= What the task requires =
Omit any picture, and return the remaining data exactly as written.

= Available data =
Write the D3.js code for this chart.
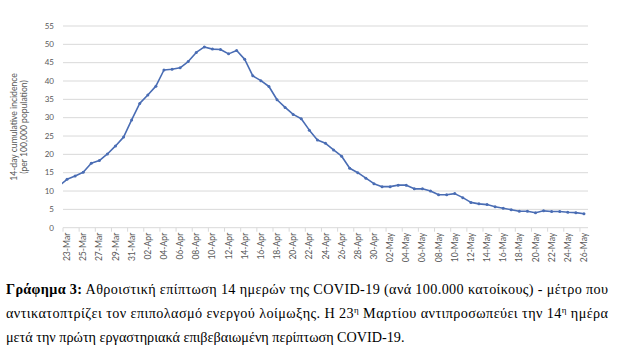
<!DOCTYPE html>
<html><head><meta charset="utf-8">
<script src="https://cdn.jsdelivr.net/npm/d3@7"></script>
<style>body{margin:0;background:#fff}</style>
</head><body><svg id="c" width="631" height="353"></svg>
<script>
// --- data ---
const startDate = "2020-03-22"; // first data point (drawn clipped at the plot edge)
const values = [11.4,
  13.2,14.1,15.1,17.6,18.3,20.1,22.3,24.7,29.4,
  33.9,36.2,38.6,43.0,43.2,43.6,45.3,47.8,49.3,48.7,48.6,47.4,48.3,45.9,41.4,40.1,38.5,34.9,32.8,30.9,29.7,26.6,23.9,23.0,21.2,19.5,16.2,15.0,13.5,12.0,
  11.2,11.2,11.6,11.6,10.6,10.6,10.0,9.0,9.0,9.3,8.2,6.9,6.5,6.3,5.7,5.3,4.9,4.5,4.5,4.1,4.6,4.4,4.4,4.2,4.1,3.8];
const axisStart = "2020-03-23", axisEnd = "2020-05-26";
const yTicks = [0,5,10,15,20,25,30,35,40,45,50,55];
const yTitle = ["14-day cumulative incidence","(per 100,000 population)"];
const captionBold = "Γράφημα 3:";
const captionLines = [
  [" Αθροιστική επίπτωση 14 ημερών της COVID-19 (ανά 100.000 κατοίκους) - μέτρο που"],
  ["αντικατοπτρίζει τον επιπολασμό ενεργού λοίμωξης. Η 23", "η", " Μαρτίου αντιπροσωπεύει την 14", "η", " ημέρα"],
  ["μετά την πρώτη εργαστηριακά επιβεβαιωμένη περίπτωση COVID-19."]
];

const parse = d3.timeParse("%Y-%m-%d"), fmt = d3.timeFormat("%d-%b");
const d0 = parse(axisStart), dEnd = parse(axisEnd), dStart = parse(startDate);
const data = values.map((v,i)=>({date:d3.timeDay.offset(dStart,i), v}));
const idx = d => d3.timeDay.count(d0, d);
const nCat = idx(dEnd)+1;

const svg = d3.select("#c");
const L=63, R=588, T=26, B=227.7;
const x = d3.scaleLinear().domain([-0.5, nCat-0.5]).range([L,R]);
const y = d3.scaleLinear().domain([0,55]).range([B,T]);
const font = "Lato, 'Open Sans', sans-serif";

// gridlines
svg.append("g").selectAll("line").data(yTicks.filter(t=>t>0)).join("line")
  .attr("x1",L).attr("x2",R).attr("y1",d=>y(d)).attr("y2",d=>y(d))
  .attr("stroke","#d9d9d9").attr("stroke-width",1);
// y labels
svg.append("g").selectAll("text").data(yTicks).join("text")
  .attr("x",54).attr("y",d=>y(d)).attr("dy","0.35em").attr("text-anchor","end")
  .attr("font-family",font).attr("font-size",8).attr("fill","#595959").text(d=>d);
// x axis line + ticks
svg.append("line").attr("x1",L).attr("x2",R).attr("y1",B).attr("y2",B).attr("stroke","#d9d9d9");
const tickIdx = d3.range(-0.5, nCat, 2);
svg.append("g").selectAll("line").data(tickIdx).join("line")
  .attr("x1",d=>x(d)).attr("x2",d=>x(d)).attr("y1",B).attr("y2",B+4).attr("stroke","#d9d9d9");
// x labels
const labelDates = d3.range(0,nCat,2).map(i=>d3.timeDay.offset(d0,i));
svg.append("g").selectAll("text").data(labelDates).join("text")
  .attr("transform",d=>`translate(${x(idx(d))+3},${B+5}) rotate(-90)`)
  .attr("text-anchor","end").attr("font-family",font).attr("font-size",8.6).attr("fill","#595959")
  .text(d=>fmt(d));
// y title
svg.append("g").selectAll("text").data(yTitle).join("text")
  .attr("transform",(d,i)=>`translate(${17+i*10},127) rotate(-90)`)
  .attr("text-anchor","middle").attr("font-family",font).attr("font-size",8.6).attr("fill","#595959").text(d=>d);

// line
svg.append("clipPath").attr("id","clip").append("rect").attr("x",L-1).attr("y",0).attr("width",R-L+1).attr("height",B+1);
const g = svg.append("g").attr("clip-path","url(#clip)");
const col = "#4a6db4";
g.append("path").datum(data).attr("fill","none").attr("stroke",col).attr("stroke-width",1.6)
  .attr("stroke-linejoin","round")
  .attr("d", d3.line().x(d=>x(idx(d.date))).y(d=>y(d.v)));
g.selectAll("circle").data(data).join("circle")
  .attr("cx",d=>x(idx(d.date))).attr("cy",d=>y(d.v)).attr("r",1.5).attr("fill",col);

// caption
const cap = svg.append("g").attr("font-family","'Liberation Serif','DejaVu Serif',serif").attr("font-size",14.2).attr("fill","#000");
const ys=[294,318,342];
captionLines.forEach((parts,li)=>{
  const t = cap.append("text").attr("x",6).attr("y",ys[li]);
  if(li<2){ t.attr("textLength",602).attr("lengthAdjust","spacing"); }
  if(li===0) t.append("tspan").attr("font-weight","bold").text(captionBold);
  parts.forEach((p,pi)=>{
    const s = t.append("tspan").text(p);
    if(pi%2===1){ s.attr("font-size",9).attr("dy",-5); }
    else if(pi>0){ s.attr("dy",5); }
  });
});
</script></body></html>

= The solution =
Write the D3.js code for this chart.
<!DOCTYPE html>
<html><head><meta charset="utf-8">
<script src="https://cdn.jsdelivr.net/npm/d3@7"></script>
<style>body{margin:0;background:#fff}</style>
</head><body><svg id="c" width="631" height="353"></svg>
<script>
// --- data ---
const startDate = "2020-03-22"; // first data point (drawn clipped at the plot edge)
const values = [11.4,
  13.2,14.1,15.1,17.6,18.3,20.1,22.3,24.7,29.4,
  33.9,36.2,38.6,43.0,43.2,43.6,45.3,47.8,49.3,48.7,48.6,47.4,48.3,45.9,41.4,40.1,38.5,34.9,32.8,30.9,29.7,26.6,23.9,23.0,21.2,19.5,16.2,15.0,13.5,12.0,
  11.2,11.2,11.6,11.6,10.6,10.6,10.0,9.0,9.0,9.3,8.2,6.9,6.5,6.3,5.7,5.3,4.9,4.5,4.5,4.1,4.6,4.4,4.4,4.2,4.1,3.8];
const axisStart = "2020-03-23", axisEnd = "2020-05-26";
const yTicks = [0,5,10,15,20,25,30,35,40,45,50,55];
const yTitle = ["14-day cumulative incidence","(per 100,000 population)"];
const captionBold = "Γράφημα 3:";
const captionLines = [
  [" Αθροιστική επίπτωση 14 ημερών της COVID-19 (ανά 100.000 κατοίκους) - μέτρο που"],
  ["αντικατοπτρίζει τον επιπολασμό ενεργού λοίμωξης. Η 23", "η", " Μαρτίου αντιπροσωπεύει την 14", "η", " ημέρα"],
  ["μετά την πρώτη εργαστηριακά επιβεβαιωμένη περίπτωση COVID-19."]
];

const parse = d3.timeParse("%Y-%m-%d"), fmt = d3.timeFormat("%d-%b");
const d0 = parse(axisStart), dEnd = parse(axisEnd), dStart = parse(startDate);
const data = values.map((v,i)=>({date:d3.timeDay.offset(dStart,i), v}));
const idx = d => d3.timeDay.count(d0, d);
const nCat = idx(dEnd)+1;

const svg = d3.select("#c");
const L=63, R=588, T=26, B=227.7;
const x = d3.scaleLinear().domain([-0.5, nCat-0.5]).range([L,R]);
const y = d3.scaleLinear().domain([0,55]).range([B,T]);
const font = "Lato, 'Open Sans', sans-serif";

// gridlines
svg.append("g").selectAll("line").data(yTicks.filter(t=>t>0)).join("line")
  .attr("x1",L).attr("x2",R).attr("y1",d=>y(d)).attr("y2",d=>y(d))
  .attr("stroke","#d9d9d9").attr("stroke-width",1);
// y labels
svg.append("g").selectAll("text").data(yTicks).join("text")
  .attr("x",54).attr("y",d=>y(d)).attr("dy","0.35em").attr("text-anchor","end")
  .attr("font-family",font).attr("font-size",8).attr("fill","#595959").text(d=>d);
// x axis line + ticks
svg.append("line").attr("x1",L).attr("x2",R).attr("y1",B).attr("y2",B).attr("stroke","#d9d9d9");
const tickIdx = d3.range(-0.5, nCat, 2);
svg.append("g").selectAll("line").data(tickIdx).join("line")
  .attr("x1",d=>x(d)).attr("x2",d=>x(d)).attr("y1",B).attr("y2",B+4).attr("stroke","#d9d9d9");
// x labels
const labelDates = d3.range(0,nCat,2).map(i=>d3.timeDay.offset(d0,i));
svg.append("g").selectAll("text").data(labelDates).join("text")
  .attr("transform",d=>`translate(${x(idx(d))+3},${B+5}) rotate(-90)`)
  .attr("text-anchor","end").attr("font-family",font).attr("font-size",8.6).attr("fill","#595959")
  .text(d=>fmt(d));
// y title
svg.append("g").selectAll("text").data(yTitle).join("text")
  .attr("transform",(d,i)=>`translate(${17+i*10},127) rotate(-90)`)
  .attr("text-anchor","middle").attr("font-family",font).attr("font-size",8.6).attr("fill","#595959").text(d=>d);

// line
svg.append("clipPath").attr("id","clip").append("rect").attr("x",L-1).attr("y",0).attr("width",R-L+1).attr("height",B+1);
const g = svg.append("g").attr("clip-path","url(#clip)");
const col = "#4a6db4";
g.append("path").datum(data).attr("fill","none").attr("stroke",col).attr("stroke-width",1.6)
  .attr("stroke-linejoin","round")
  .attr("d", d3.line().x(d=>x(idx(d.date))).y(d=>y(d.v)));
g.selectAll("circle").data(data).join("circle")
  .attr("cx",d=>x(idx(d.date))).attr("cy",d=>y(d.v)).attr("r",1.5).attr("fill",col);

// caption
const cap = svg.append("g").attr("font-family","'Liberation Serif','DejaVu Serif',serif").attr("font-size",14.2).attr("fill","#000");
const ys=[294,318,342];
captionLines.forEach((parts,li)=>{
  const t = cap.append("text").attr("x",6).attr("y",ys[li]);
  if(li<2){ t.attr("textLength",602).attr("lengthAdjust","spacing"); }
  if(li===0) t.append("tspan").attr("font-weight","bold").text(captionBold);
  parts.forEach((p,pi)=>{
    const s = t.append("tspan").text(p);
    if(pi%2===1){ s.attr("font-size",9).attr("dy",-5); }
    else if(pi>0){ s.attr("dy",5); }
  });
});
</script></body></html>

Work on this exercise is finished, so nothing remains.